Niger, Plateau and the teeth of the barracuda

Beneath the shades of a giant tree, ferns and shrubs should expect shelter from the scorching heat of the sun and sweltering conditions. In the Hausa country, if the man who owns a goat travels by night, the one who owns a hyena should have no fear of such nightly journeys.

Yet, for Niger and Plateau States, and their beleaguered residents, the Giant of Africa is not doing enough to dissuade the barracudas who voraciously feast almost every week.

A people must now live in fear. In Nigerias Home of peace and tourism, terror tours communities day and night while in Nigerias Power State, the omnipresent powerlessness that insecurity sows frames the daily reality of residents. The situation has been dire for a while now and the fact that very little has been done to contain it indicts the entire security architecture of the Nigerian state.
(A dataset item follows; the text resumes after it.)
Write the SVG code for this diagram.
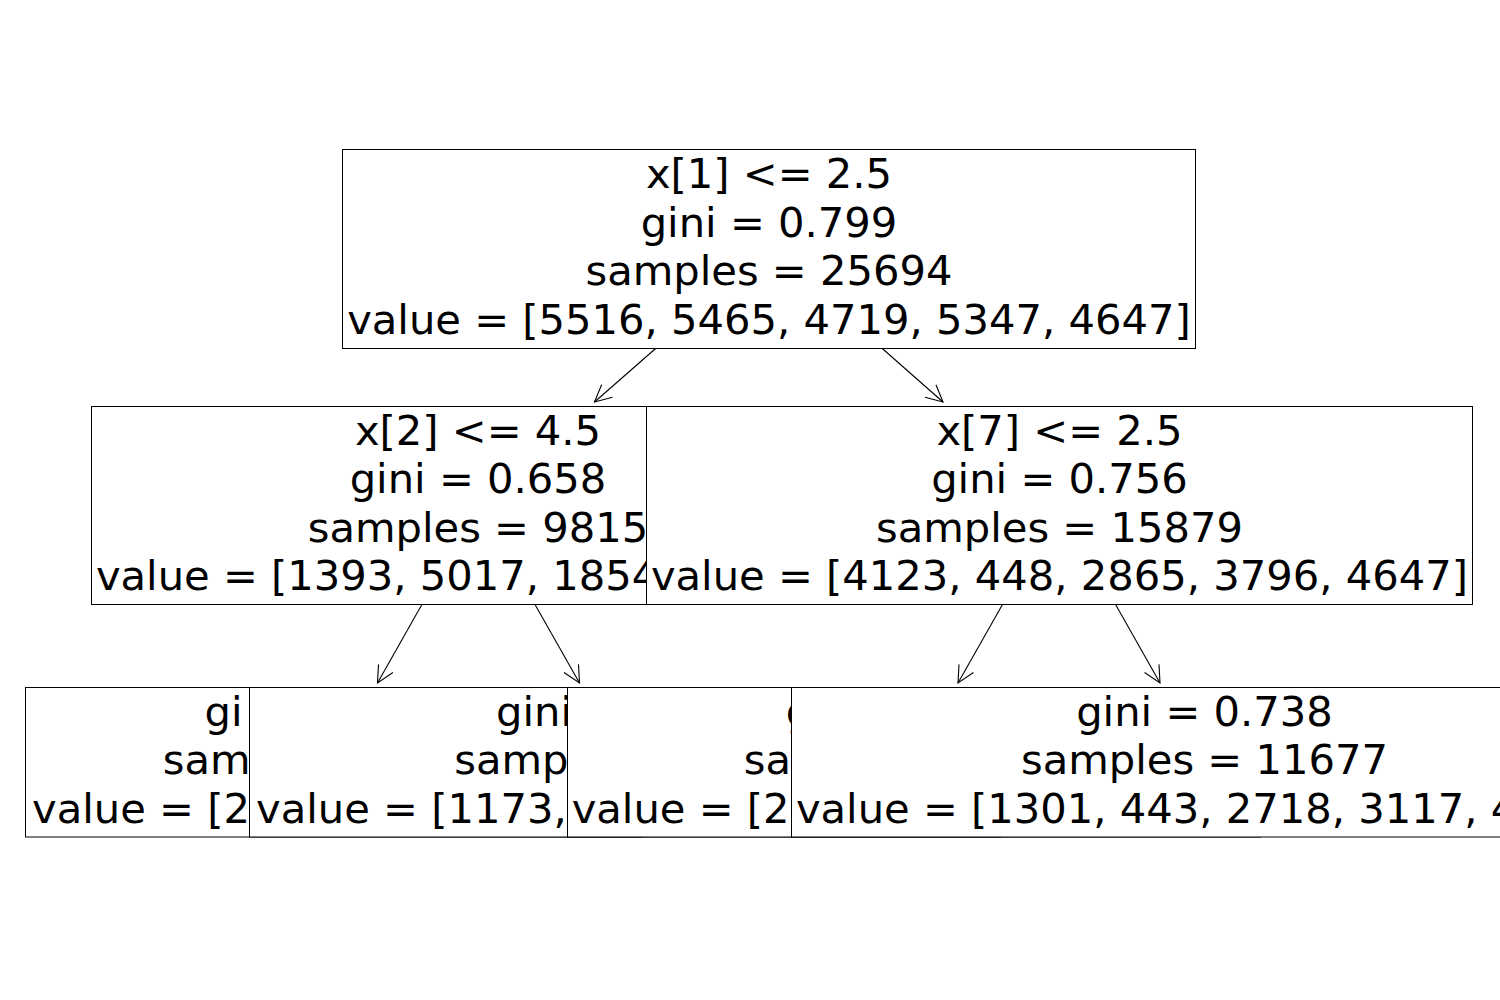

In Niger State, bandits cut loose for the umpteenth time on Wednesday 12th January 2021. In the gruesome attacks which completely shredded the serenity of two communities – Nakuna and Wurukuchi – 34 persons were killed.

In a jarring demonstration of the audacity of atrocity, all the houses in Nakuna which had a population of about 200 were razed. Food barns were also razed as the criminals searched for vigilantes in what was reportedly a reprisal attack. The hands of some of the victims were also tied to their backs before they were killed.

The ballet of bloodletting soon moved to the besieged Bassa Local Government Area of Plateau State where the Ncha community felt the fury of the terrorist non-state actors who at the moment seem to have too much for   Nigeria`s state actors. By the time the last gunshot was heard, eighteen people lay dead including a three-month-old baby.

The questions persist and grow more pointed by the day: Who are those devasting communities in Plateau and Niger States and why have they continued to defy the otherwise paralyzing security machine of the Giant of Africa? Shall even three-month-old babies be slaughtered under the otherwise devastating gaze of the Giant of Africa?

 

Living in Nigeria these days is a real piece of work. Many states in the Northeast and Northwest are unsafe for business and travel. While Nigerians remain in their homes contemplating a bleak future, criminals break down doors, kill and abduct as many as they want. They do not also forget to raze houses as they saunter away with their victims. In essence, they scorch the earth and defy the Nigerian state to confront them.

The insecurity in Nigeria is exacerbated by a climate of fear and powerlessness. In the aftermath of the attack in Plateau State, troops of Operation Safe Haven mobilized to the affected community even as the Plateau State Governor Mr. Simon Lalong commiserated with the families of the victims while denouncing the attacks and demanding that the attackers be brought to justice at all costs.

These attacks on communities in Niger, Plateau and other states in Nigeria are not at all random. There is a pattern to them – a method to the madness – and following the pattern, one can safely predict that already petrified communities will soon enough be visited with more terror. And soon. Unless something is done.

In the face of it all, the response from the Nigerian state has been far less forceful than what it can muster. The lines are very fine indeed but with courts of the land having declared as terrorists many of those who terrorize innocent communities, there is the sense that efforts to rein them in have just not been enough.

This is lamentable. If the firepower that Islamic terrorists and bandits possess is now superior to what the Nigerian state can muster, then let Nigerians know so they will be left in no doubt as to the precarity of their existence.

Until this is done, the limbo will remain a lethal one.